Winners honor our ancestors in New York City during Kwanzaa. SJ Dodgson MJoTA 2013 v7n2 p1229
Above, during 2013 Kwanzaa celebrations at the African Burial Ground in Dec 2013, former NYC Mayor David Dinkins talks about his progression from being an oppressed member of the segregated Marine Corps to becoming the first son of Africa to be New York City mayor in 1990. Behind him is the gold-medal-winning Olympian runner, Tommie Smith.
Dr Smith spoke about courage and the need for discipline and knowledge of your own power. Dr Smith has been immortalized on murals and statues standing with head bowed, black-gloved fist aloft, with the other 2 Olympians he ran against who came second and third.

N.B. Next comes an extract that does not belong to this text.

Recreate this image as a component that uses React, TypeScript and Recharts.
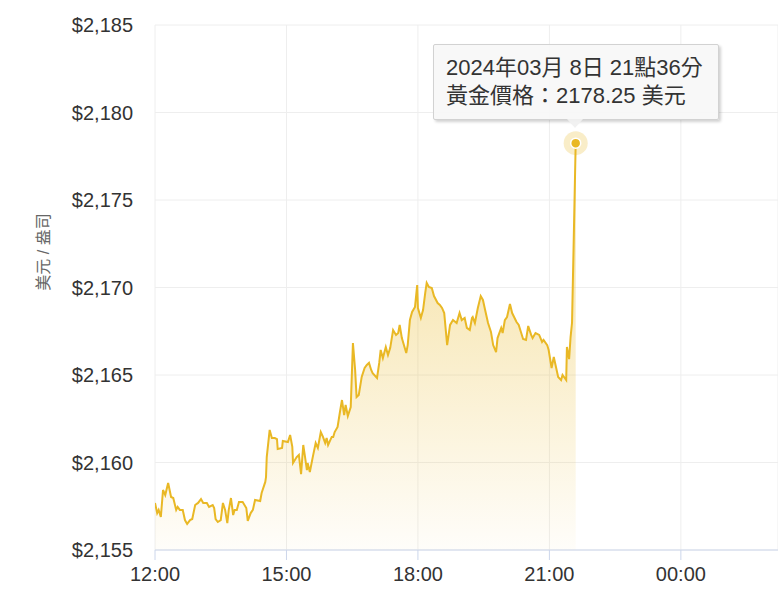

Soprano Shelby Banks sang the Negro National Anthem and the South African anthem, and in the afternoon, gave us a concert of Negro Spirituals in the rotunda, right picture.
Picture below, Dr
Deloris Blakely, a former Roman Catholic nun and Fulbright scholar, gives African names to Tommie Smith and his wife; and also to United Nations diplomat who is responsible for a statue at the UN memorializing the 400 years of struggle since the arrival on American shores of the sons and daughters of Africa who survived kidnapping and the Atlantic boat ride. Dr
Blakely is a human rights activist who works closely with the United
Nations.
Bottom picture, Mayor Dinkins shows a picture of Dr Blakely taken with Nelson Mandela.
He spoke about his journey from being in the segregated armed forces at the end of the second world war, when prisoners of war were treated better by US officials and laws than were Black soldiers.
He told us he called Madiba every year to wish him happy birthday on July 18, and always told him that when he is 100, Madiba would be 109. Alas, that was not to be.